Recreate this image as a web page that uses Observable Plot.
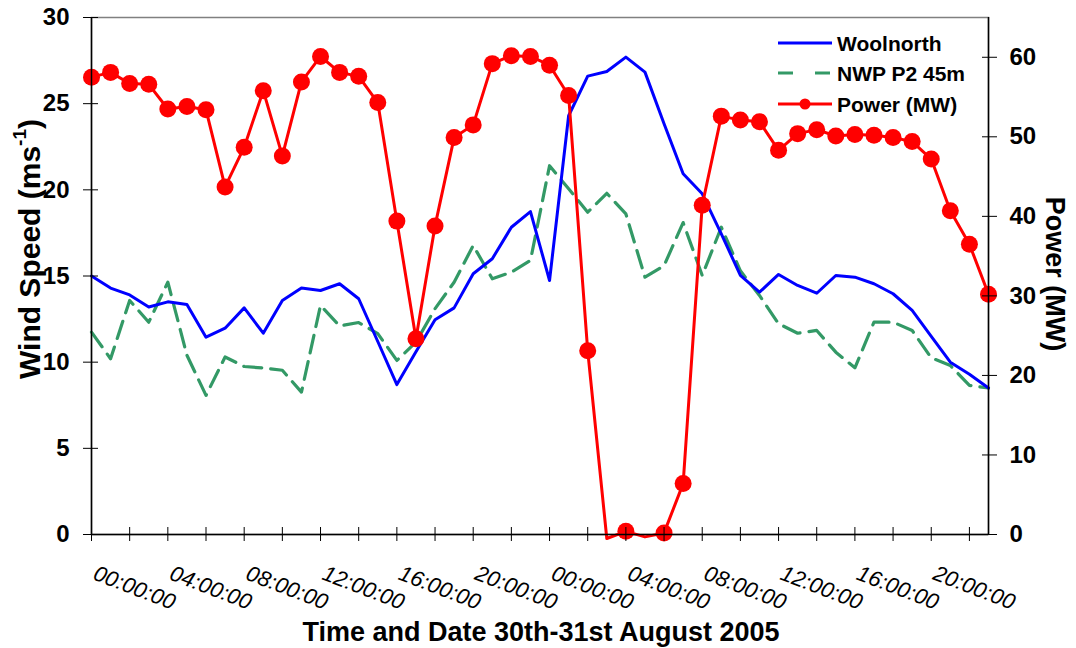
<!DOCTYPE html>
<html>
<head>
<meta charset="utf-8">
<script src="https://cdn.jsdelivr.net/npm/d3@7"></script>
<script src="https://cdn.jsdelivr.net/npm/@observablehq/plot@0.6"></script>
<style>
  html, body { margin: 0; padding: 0; background: #fff; }
  #chart { width: 1076px; height: 648px; }
</style>
</head>
<body>
<div id="chart"></div>
<script>
// ---- data (hourly, 30th 00:00 to 31st 23:00 August 2005) ----
const hours = [0,1,2,3,4,5,6,7,8,9,10,11,12,13,14,15,16,17,18,19,20,21,22,23,
               24,25,26,27,28,29,30,31,32,33,34,35,36,37,38,39,40,41,42,43,44,45,46,47];
const woolnorth = [15.0,14.3,13.9,13.2,13.5,13.35,11.45,11.97,13.15,11.68,13.58,14.3,
                   14.16,14.55,13.68,11.2,8.7,10.6,12.46,13.15,15.13,16.0,17.83,18.74,
                   14.74,24.3,26.6,26.87,27.7,26.83,23.83,20.93,19.77,17.45,15.03,14.06,
                   15.09,14.45,14.0,15.03,14.93,14.55,13.97,13.0,11.5,10.0,9.3,8.5];
const nwp = [11.74,10.2,13.58,12.32,14.64,10.4,8.07,10.3,9.75,9.66,9.53,8.26,
             13.29,12.1,12.3,11.66,10.1,11.16,13.1,14.64,16.77,14.84,15.22,15.9,
             21.4,20.06,18.7,19.8,18.6,14.93,15.6,18.1,15.03,17.83,15.3,13.87,
             12.23,11.68,11.84,10.58,9.67,12.32,12.32,11.84,10.25,9.81,8.65,8.5];
const power = [57.5,58.1,56.7,56.6,53.5,53.8,53.4,43.7,48.7,55.8,47.6,56.9,
               60.1,58.1,57.6,54.3,39.4,24.6,38.8,49.9,51.5,59.2,60.2,60.1,
               59.0,55.2,23.1,-0.5,0.4,-0.3,0.2,6.4,41.4,52.6,52.1,51.9,
               48.3,50.4,50.9,50.1,50.3,50.2,49.9,49.4,47.2,40.7,36.5,30.2];

const windTicks = [0,5,10,15,20,25,30];
const powerTicks = [0,10,20,30,40,50,60];
const xTickHours = [0,2,4,6,8,10,12,14,16,18,20,22,24,26,28,30,32,34,36,38,40,42,44,46];
const labelHours = [0,4,8,12,16,20,24,28,32,36,40,44];
const timeLabels = ["00:00:00","04:00:00","08:00:00","12:00:00","16:00:00","20:00:00",
                    "00:00:00","04:00:00","08:00:00","12:00:00","16:00:00","20:00:00"];
const windDomain = [0, 30];
const powerDomain = [0, 65];
const xDomain = [0, 47];

const seriesNames = ["Woolnorth", "NWP P2 45m", "Power (MW)"];
const colors = {woolnorth: "#0000ff", nwp: "#339966", power: "#ff0000"};

const k = windDomain[1] / powerDomain[1]; // power -> wind-axis units

const FONT = "'Liberation Sans', Arial, Helvetica, sans-serif";

const chart = Plot.plot({
  width: 1076,
  height: 648,
  marginLeft: 91,
  marginRight: 88,
  marginTop: 17,
  marginBottom: 114,
  x: {domain: xDomain},
  y: {domain: windDomain},
  style: {fontFamily: FONT, fontWeight: "bold", color: "#000", background: "#fff", overflow: "visible"},
  marks: [
    Plot.frame({stroke: "#808080", strokeWidth: 1.5}),
    Plot.line(hours, {x: d => d, y: (d, i) => nwp[i], stroke: colors.nwp, strokeWidth: 3.2,
                      strokeDasharray: "18,9", strokeLinejoin: "round"}),
    Plot.line(hours, {x: d => d, y: (d, i) => woolnorth[i], stroke: colors.woolnorth, strokeWidth: 3,
                      strokeLinejoin: "round"}),
    Plot.line(hours, {x: d => d, y: (d, i) => power[i] * k, stroke: colors.power, strokeWidth: 3,
                      strokeLinejoin: "round"}),
    Plot.dot(hours, {filter: (d, i) => power[i] >= 0, x: d => d, y: (d, i) => power[i] * k,
                     r: 8.5, fill: colors.power, stroke: "none"}),
    // axis lines
    Plot.ruleX([xDomain[0]], {stroke: "#000", strokeWidth: 1.5}),
    Plot.ruleX([xDomain[1]], {stroke: "#000", strokeWidth: 1.5}),
    Plot.ruleY([windDomain[0]], {stroke: "#000", strokeWidth: 1.5}),
    // left axis
    Plot.axisY(windTicks, {anchor: "left", tickSize: 15, dx: 7, tickFormat: () => "", label: null, stroke: "#000"}),
    Plot.axisY(windTicks, {anchor: "left", tickSize: 0, tickPadding: 22, fontSize: 24, fontWeight: "bold", label: null}),
    // right axis (power)
    Plot.axisY(powerTicks.map(p => p * k), {anchor: "right", tickSize: 15, dx: -7, tickFormat: () => "", label: null, stroke: "#000"}),
    Plot.axisY(powerTicks.map(p => p * k), {anchor: "right", tickSize: 0, tickPadding: 21, fontSize: 24,
               fontWeight: "bold", label: null, tickFormat: d => String(Math.round(d / k))}),
    // bottom axis
    Plot.axisX(xTickHours, {anchor: "bottom", tickSize: 14, dy: -7, tickFormat: () => "", label: null, stroke: "#000"}),
    Plot.text(labelHours, {x: d => d, text: (d, i) => timeLabels[i], frameAnchor: "bottom",
                           rotate: 21, textAnchor: "start", lineAnchor: "top", dx: 6, dy: 30,
                           fontSize: 22, fontStyle: "italic", fontWeight: "normal", fill: "#000"})
  ]
});

document.getElementById("chart").appendChild(chart);

// ---- axis titles and legend as real SVG text ----
const svg = d3.select(chart);
const titles = svg.append("g").attr("font-family", FONT).attr("font-weight", "bold").attr("fill", "#000");

const lt = titles.append("text")
  .attr("transform", "translate(29,249) rotate(-90)")
  .attr("text-anchor", "middle").attr("dy", "0.36em").attr("font-size", 30);
lt.append("tspan").text("Wind Speed (ms");
lt.append("tspan").attr("font-size", 19).attr("dy", "-0.75em").text("-1");
lt.append("tspan").attr("dy", "0.47em").text(")");

titles.append("text")
  .attr("transform", "translate(1056,274) rotate(90)")
  .attr("text-anchor", "middle").attr("dy", "0.36em").attr("font-size", 27)
  .text("Power (MW)");

titles.append("text")
  .attr("x", 541).attr("y", 641)
  .attr("text-anchor", "middle").attr("font-size", 27)
  .text("Time and Date 30th-31st August 2005");

// legend
const lg = svg.append("g").attr("font-family", FONT).attr("font-weight", "bold");
const rows = [43, 73, 104];
lg.append("line").attr("x1", 778).attr("x2", 832).attr("y1", rows[0]).attr("y2", rows[0])
  .attr("stroke", colors.woolnorth).attr("stroke-width", 3);
lg.append("line").attr("x1", 778).attr("x2", 832).attr("y1", rows[1]).attr("y2", rows[1])
  .attr("stroke", colors.nwp).attr("stroke-width", 3.2).attr("stroke-dasharray", "15,22");
lg.append("line").attr("x1", 778).attr("x2", 832).attr("y1", rows[2]).attr("y2", rows[2])
  .attr("stroke", colors.power).attr("stroke-width", 3);
lg.append("circle").attr("cx", 805).attr("cy", rows[2]).attr("r", 5.5).attr("fill", colors.power);
seriesNames.forEach((name, i) => {
  lg.append("text").attr("x", 837).attr("y", rows[i]).attr("dy", "0.36em")
    .attr("text-anchor", "start").attr("font-size", 21).attr("fill", "#000").text(name);
});
</script>
</body>
</html>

### Task directions
Copy the data character for character, but drop all pictures from the copy.

### Answer in full
Recreate this image as a web page that uses Observable Plot.
<!DOCTYPE html>
<html>
<head>
<meta charset="utf-8">
<script src="https://cdn.jsdelivr.net/npm/d3@7"></script>
<script src="https://cdn.jsdelivr.net/npm/@observablehq/plot@0.6"></script>
<style>
  html, body { margin: 0; padding: 0; background: #fff; }
  #chart { width: 1076px; height: 648px; }
</style>
</head>
<body>
<div id="chart"></div>
<script>
// ---- data (hourly, 30th 00:00 to 31st 23:00 August 2005) ----
const hours = [0,1,2,3,4,5,6,7,8,9,10,11,12,13,14,15,16,17,18,19,20,21,22,23,
               24,25,26,27,28,29,30,31,32,33,34,35,36,37,38,39,40,41,42,43,44,45,46,47];
const woolnorth = [15.0,14.3,13.9,13.2,13.5,13.35,11.45,11.97,13.15,11.68,13.58,14.3,
                   14.16,14.55,13.68,11.2,8.7,10.6,12.46,13.15,15.13,16.0,17.83,18.74,
                   14.74,24.3,26.6,26.87,27.7,26.83,23.83,20.93,19.77,17.45,15.03,14.06,
                   15.09,14.45,14.0,15.03,14.93,14.55,13.97,13.0,11.5,10.0,9.3,8.5];
const nwp = [11.74,10.2,13.58,12.32,14.64,10.4,8.07,10.3,9.75,9.66,9.53,8.26,
             13.29,12.1,12.3,11.66,10.1,11.16,13.1,14.64,16.77,14.84,15.22,15.9,
             21.4,20.06,18.7,19.8,18.6,14.93,15.6,18.1,15.03,17.83,15.3,13.87,
             12.23,11.68,11.84,10.58,9.67,12.32,12.32,11.84,10.25,9.81,8.65,8.5];
const power = [57.5,58.1,56.7,56.6,53.5,53.8,53.4,43.7,48.7,55.8,47.6,56.9,
               60.1,58.1,57.6,54.3,39.4,24.6,38.8,49.9,51.5,59.2,60.2,60.1,
               59.0,55.2,23.1,-0.5,0.4,-0.3,0.2,6.4,41.4,52.6,52.1,51.9,
               48.3,50.4,50.9,50.1,50.3,50.2,49.9,49.4,47.2,40.7,36.5,30.2];

const windTicks = [0,5,10,15,20,25,30];
const powerTicks = [0,10,20,30,40,50,60];
const xTickHours = [0,2,4,6,8,10,12,14,16,18,20,22,24,26,28,30,32,34,36,38,40,42,44,46];
const labelHours = [0,4,8,12,16,20,24,28,32,36,40,44];
const timeLabels = ["00:00:00","04:00:00","08:00:00","12:00:00","16:00:00","20:00:00",
                    "00:00:00","04:00:00","08:00:00","12:00:00","16:00:00","20:00:00"];
const windDomain = [0, 30];
const powerDomain = [0, 65];
const xDomain = [0, 47];

const seriesNames = ["Woolnorth", "NWP P2 45m", "Power (MW)"];
const colors = {woolnorth: "#0000ff", nwp: "#339966", power: "#ff0000"};

const k = windDomain[1] / powerDomain[1]; // power -> wind-axis units

const FONT = "'Liberation Sans', Arial, Helvetica, sans-serif";

const chart = Plot.plot({
  width: 1076,
  height: 648,
  marginLeft: 91,
  marginRight: 88,
  marginTop: 17,
  marginBottom: 114,
  x: {domain: xDomain},
  y: {domain: windDomain},
  style: {fontFamily: FONT, fontWeight: "bold", color: "#000", background: "#fff", overflow: "visible"},
  marks: [
    Plot.frame({stroke: "#808080", strokeWidth: 1.5}),
    Plot.line(hours, {x: d => d, y: (d, i) => nwp[i], stroke: colors.nwp, strokeWidth: 3.2,
                      strokeDasharray: "18,9", strokeLinejoin: "round"}),
    Plot.line(hours, {x: d => d, y: (d, i) => woolnorth[i], stroke: colors.woolnorth, strokeWidth: 3,
                      strokeLinejoin: "round"}),
    Plot.line(hours, {x: d => d, y: (d, i) => power[i] * k, stroke: colors.power, strokeWidth: 3,
                      strokeLinejoin: "round"}),
    Plot.dot(hours, {filter: (d, i) => power[i] >= 0, x: d => d, y: (d, i) => power[i] * k,
                     r: 8.5, fill: colors.power, stroke: "none"}),
    // axis lines
    Plot.ruleX([xDomain[0]], {stroke: "#000", strokeWidth: 1.5}),
    Plot.ruleX([xDomain[1]], {stroke: "#000", strokeWidth: 1.5}),
    Plot.ruleY([windDomain[0]], {stroke: "#000", strokeWidth: 1.5}),
    // left axis
    Plot.axisY(windTicks, {anchor: "left", tickSize: 15, dx: 7, tickFormat: () => "", label: null, stroke: "#000"}),
    Plot.axisY(windTicks, {anchor: "left", tickSize: 0, tickPadding: 22, fontSize: 24, fontWeight: "bold", label: null}),
    // right axis (power)
    Plot.axisY(powerTicks.map(p => p * k), {anchor: "right", tickSize: 15, dx: -7, tickFormat: () => "", label: null, stroke: "#000"}),
    Plot.axisY(powerTicks.map(p => p * k), {anchor: "right", tickSize: 0, tickPadding: 21, fontSize: 24,
               fontWeight: "bold", label: null, tickFormat: d => String(Math.round(d / k))}),
    // bottom axis
    Plot.axisX(xTickHours, {anchor: "bottom", tickSize: 14, dy: -7, tickFormat: () => "", label: null, stroke: "#000"}),
    Plot.text(labelHours, {x: d => d, text: (d, i) => timeLabels[i], frameAnchor: "bottom",
                           rotate: 21, textAnchor: "start", lineAnchor: "top", dx: 6, dy: 30,
                           fontSize: 22, fontStyle: "italic", fontWeight: "normal", fill: "#000"})
  ]
});

document.getElementById("chart").appendChild(chart);

// ---- axis titles and legend as real SVG text ----
const svg = d3.select(chart);
const titles = svg.append("g").attr("font-family", FONT).attr("font-weight", "bold").attr("fill", "#000");

const lt = titles.append("text")
  .attr("transform", "translate(29,249) rotate(-90)")
  .attr("text-anchor", "middle").attr("dy", "0.36em").attr("font-size", 30);
lt.append("tspan").text("Wind Speed (ms");
lt.append("tspan").attr("font-size", 19).attr("dy", "-0.75em").text("-1");
lt.append("tspan").attr("dy", "0.47em").text(")");

titles.append("text")
  .attr("transform", "translate(1056,274) rotate(90)")
  .attr("text-anchor", "middle").attr("dy", "0.36em").attr("font-size", 27)
  .text("Power (MW)");

titles.append("text")
  .attr("x", 541).attr("y", 641)
  .attr("text-anchor", "middle").attr("font-size", 27)
  .text("Time and Date 30th-31st August 2005");

// legend
const lg = svg.append("g").attr("font-family", FONT).attr("font-weight", "bold");
const rows = [43, 73, 104];
lg.append("line").attr("x1", 778).attr("x2", 832).attr("y1", rows[0]).attr("y2", rows[0])
  .attr("stroke", colors.woolnorth).attr("stroke-width", 3);
lg.append("line").attr("x1", 778).attr("x2", 832).attr("y1", rows[1]).attr("y2", rows[1])
  .attr("stroke", colors.nwp).attr("stroke-width", 3.2).attr("stroke-dasharray", "15,22");
lg.append("line").attr("x1", 778).attr("x2", 832).attr("y1", rows[2]).attr("y2", rows[2])
  .attr("stroke", colors.power).attr("stroke-width", 3);
lg.append("circle").attr("cx", 805).attr("cy", rows[2]).attr("r", 5.5).attr("fill", colors.power);
seriesNames.forEach((name, i) => {
  lg.append("text").attr("x", 837).attr("y", rows[i]).attr("dy", "0.36em")
    .attr("text-anchor", "start").attr("font-size", 21).attr("fill", "#000").text(name);
});
</script>
</body>
</html>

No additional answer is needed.